The fourth clause “(and) great Dravá rose to hegemony” could be a separate sentence but Draványa tends to chain them together. The subsequent “and” becomes súd shá.

Now for the first time we have a subject that’s not either implied or built into the verb form. That is, of course, Dravá, which is already in the Nominative. The adjective rán means potent, powerful or mighty (not necessarily large.)

The verb réshe meaning to increase in majesty or stature is what we’re looking for here. In the indicative perfect singular it’s reshék. In VSO order this becomes reshék rán Dravá.

Now for clause #5, “under his guidance,” which is also subordinate. The subordinate conjunction here is agór, meaning while or within the duration of.

Draványa uses both prepositions and postpositions. The postposition meaning “within or inside is áde, and as the name implies it occurs after the noun it modifies. That noun is fahún, meaning stewardship or guardianship. Ordinarily a direct object would appear in the Accusative, but what we mean to say is that Dravá in increased in might because of his rule, which puts it into the Dative as an instrumental. It’s singular and first declension so the form is fahúno.

In SVO order, (and again the subject is merely implied by context,) this becomes fahúno áde.

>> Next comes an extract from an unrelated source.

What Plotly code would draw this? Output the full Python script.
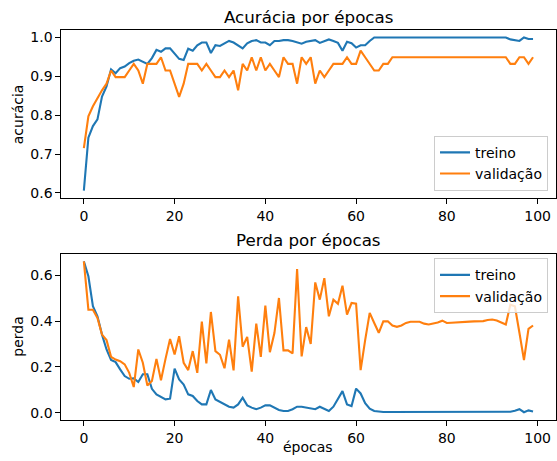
import plotly.graph_objects as go

epochs = list(range(100))

train_acc = [
    0.606, 0.742, 0.772, 0.789, 0.848, 0.874, 0.918, 0.908, 0.921, 0.925,
    0.934, 0.940, 0.943, 0.938, 0.932, 0.947, 0.968, 0.963, 0.972, 0.972,
    0.959, 0.945, 0.942, 0.971, 0.966, 0.980, 0.987, 0.987, 0.960, 0.980,
    0.978, 0.985, 0.991, 0.987, 0.980, 0.972, 0.985, 0.991, 0.993, 0.987,
    0.987, 0.980, 0.991, 0.991, 0.993, 0.993, 0.991, 0.987, 0.984, 0.989,
    0.991, 0.993, 0.986, 0.991, 0.995, 0.991, 0.986, 0.966, 0.989, 0.985,
    0.974, 0.980, 0.980, 0.991, 1.000, 1.000, 1.000, 1.000, 1.000, 1.000,
    1.000, 1.000, 1.000, 1.000, 1.000, 1.000, 1.000, 1.000, 1.000, 1.000,
    1.000, 1.000, 1.000, 1.000, 1.000, 1.000, 1.000, 1.000, 1.000, 1.000,
    1.000, 1.000, 1.000, 1.000, 0.995, 0.993, 0.991, 1.000, 0.996, 0.996,
]

val_acc = [
    0.715, 0.797, 0.823, 0.844, 0.864, 0.881, 0.915, 0.898, 0.898, 0.898,
    0.915, 0.932, 0.915, 0.881, 0.932, 0.932, 0.932, 0.949, 0.915, 0.915,
    0.881, 0.847, 0.881, 0.932, 0.932, 0.932, 0.915, 0.932, 0.915, 0.898,
    0.898, 0.915, 0.898, 0.915, 0.864, 0.932, 0.915, 0.949, 0.915, 0.949,
    0.915, 0.932, 0.915, 0.898, 0.949, 0.932, 0.932, 0.881, 0.949, 0.932,
    0.949, 0.881, 0.915, 0.898, 0.915, 0.932, 0.932, 0.932, 0.949, 0.932,
    0.932, 0.966, 0.949, 0.932, 0.915, 0.915, 0.932, 0.932, 0.949, 0.949,
    0.949, 0.949, 0.949, 0.949, 0.949, 0.949, 0.949, 0.949, 0.949, 0.949,
    0.949, 0.949, 0.949, 0.949, 0.949, 0.949, 0.949, 0.949, 0.949, 0.949,
    0.949, 0.949, 0.949, 0.949, 0.932, 0.932, 0.949, 0.949, 0.932, 0.949,
]

train_loss = [
    0.661, 0.596, 0.465, 0.421, 0.341, 0.276, 0.230, 0.221, 0.189, 0.160,
    0.148, 0.150, 0.134, 0.168, 0.168, 0.104, 0.080, 0.070, 0.058, 0.061,
    0.192, 0.145, 0.123, 0.080, 0.073, 0.051, 0.036, 0.036, 0.099, 0.058,
    0.048, 0.036, 0.026, 0.022, 0.036, 0.065, 0.032, 0.022, 0.015, 0.022,
    0.032, 0.032, 0.022, 0.012, 0.007, 0.007, 0.015, 0.026, 0.026, 0.022,
    0.017, 0.015, 0.026, 0.017, 0.007, 0.026, 0.058, 0.094, 0.036, 0.029,
    0.105, 0.084, 0.041, 0.017, 0.007, 0.004, 0.003, 0.003, 0.003, 0.003,
    0.003, 0.003, 0.003, 0.003, 0.003, 0.003, 0.003, 0.003, 0.003, 0.003,
    0.003, 0.003, 0.003, 0.003, 0.003, 0.003, 0.003, 0.003, 0.003, 0.003,
    0.003, 0.003, 0.003, 0.003, 0.004, 0.008, 0.015, 0.002, 0.010, 0.005,
]

val_loss = [
    0.661, 0.450, 0.450, 0.414, 0.341, 0.317, 0.244, 0.232, 0.225, 0.211,
    0.174, 0.112, 0.276, 0.218, 0.119, 0.138, 0.235, 0.142, 0.235, 0.322,
    0.254, 0.334, 0.218, 0.186, 0.269, 0.174, 0.398, 0.215, 0.440, 0.269,
    0.253, 0.194, 0.319, 0.185, 0.508, 0.288, 0.331, 0.179, 0.389, 0.244,
    0.468, 0.264, 0.348, 0.501, 0.272, 0.272, 0.259, 0.628, 0.246, 0.374,
    0.300, 0.569, 0.494, 0.588, 0.421, 0.494, 0.476, 0.555, 0.428, 0.479,
    0.476, 0.186, 0.317, 0.436, 0.392, 0.349, 0.399, 0.399, 0.381, 0.375,
    0.381, 0.392, 0.397, 0.397, 0.397, 0.389, 0.385, 0.390, 0.394, 0.402,
    0.392, 0.393, 0.395, 0.396, 0.397, 0.398, 0.399, 0.400, 0.400, 0.405,
    0.407, 0.403, 0.395, 0.385, 0.472, 0.465, 0.349, 0.230, 0.366, 0.381,
]

x_ticks = [0, 20, 40, 60, 80, 100]
acc_ticks = [0.6, 0.7, 0.8, 0.9, 1.0]
loss_ticks = [0.0, 0.2, 0.4, 0.6]

BLUE = "#1f77b4"
ORANGE = "#ff7f0e"
FONT = "DejaVu Sans"

fig = go.Figure()
fig.add_trace(go.Scatter(x=epochs, y=train_acc, mode="lines", name="treino",
                         line=dict(color=BLUE, width=2.1), xaxis="x", yaxis="y",
                         legend="legend"))
fig.add_trace(go.Scatter(x=epochs, y=val_acc, mode="lines", name="validação",
                         line=dict(color=ORANGE, width=2.1), xaxis="x", yaxis="y",
                         legend="legend"))
fig.add_trace(go.Scatter(x=epochs, y=train_loss, mode="lines", name="treino",
                         line=dict(color=BLUE, width=2.1), xaxis="x2", yaxis="y2",
                         legend="legend2"))
fig.add_trace(go.Scatter(x=epochs, y=val_loss, mode="lines", name="validação",
                         line=dict(color=ORANGE, width=2.1), xaxis="x2", yaxis="y2",
                         legend="legend2"))

axis_common = dict(showline=True, mirror=True, linecolor="black", linewidth=1,
                   ticks="outside", ticklen=5, tickwidth=1, tickcolor="black",
                   showgrid=False, zeroline=False,
                   tickfont=dict(family=FONT, size=14, color="black"))

xdom = [61.5 / 557, 556.5 / 557]
fig.update_layout(
    width=557, height=461,
    margin=dict(l=0, r=0, t=0, b=0),
    paper_bgcolor="white", plot_bgcolor="white",
    font=dict(family=FONT, size=14, color="black"),
    xaxis=dict(domain=xdom, range=[-4.95, 103.95], tickvals=x_ticks,
               anchor="y", **axis_common),
    yaxis=dict(domain=[1 - 199.5 / 461, 1 - 30 / 461], range=[0.5863, 1.0197],
               tickvals=acc_ticks, tickformat=".1f", anchor="x", **axis_common),
    xaxis2=dict(domain=xdom, range=[-4.95, 103.95], tickvals=x_ticks,
                anchor="y2", **axis_common),
    yaxis2=dict(domain=[1 - 422.5 / 461, 1 - 255.5 / 461], range=[-0.031, 0.694],
                tickvals=loss_ticks, tickformat=".1f", anchor="x2", **axis_common),
    legend=dict(x=549 / 557, y=1 - 192 / 461, xanchor="right", yanchor="bottom",
                bgcolor="rgba(255,255,255,0.8)", bordercolor="#cccccc", borderwidth=1,
                font=dict(family=FONT, size=14, color="black"), tracegroupgap=0,
                itemwidth=30),
    legend2=dict(x=549 / 557, y=1 - 260 / 461, xanchor="right", yanchor="top",
                 bgcolor="rgba(255,255,255,0.8)", bordercolor="#cccccc", borderwidth=1,
                 font=dict(family=FONT, size=14, color="black"), tracegroupgap=0,
                 itemwidth=30),
    annotations=[
        dict(text="Acurácia por épocas", x=309 / 557, y=1 - 17 / 461, xref="paper",
             yref="paper", showarrow=False, xanchor="center", yanchor="middle",
             font=dict(family=FONT, size=16.7, color="black")),
        dict(text="Perda por épocas", x=309 / 557, y=1 - 242 / 461, xref="paper",
             yref="paper", showarrow=False, xanchor="center", yanchor="middle",
             font=dict(family=FONT, size=16.7, color="black")),
        dict(text="acurácia", x=18 / 557, y=1 - 115 / 461, xref="paper", yref="paper",
             showarrow=False, textangle=-90, xanchor="center", yanchor="middle",
             font=dict(family=FONT, size=14, color="black")),
        dict(text="perda", x=18 / 557, y=1 - 339 / 461, xref="paper", yref="paper",
             showarrow=False, textangle=-90, xanchor="center", yanchor="middle",
             font=dict(family=FONT, size=14, color="black")),
        dict(text="épocas", x=309 / 557, y=1 - 450 / 461, xref="paper", yref="paper",
             showarrow=False, xanchor="center", yanchor="middle",
             font=dict(family=FONT, size=14, color="black")),
    ],
)

fig.write_html("out.html",
               config={"displayModeBar": False},
               post_script="document.body.style.margin='0';document.body.style.overflow='hidden';")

So here, again, is our original English version: “He conquered the city-states which were neighbor to Dravá and dissolved the White Alliance, and great Dravá rose to hegemony under his guidance.”

And now we can give the version in Draványa: Tavoséka rés dhugá ghathégu, dír viletéke Dravága, súd tanachéka belá dhú lurázeg, súd shá reshék rán Dravá, agór fahúno áde.

And finally, we can retranslate that back to English to get a rendering that’s both richer and more accurate: “He conquered the small nations that were near Dravá and broke the White Alliance, and also mighty Dravá grew in majesty by means of his rule.”

This was, I won’t lie, rather a lot of work and hard thought. But it was the simplest sentence in the first paragraph of the entry for the first ruler of Arál Draván. Hopefully the rest of the paragraph will be easier.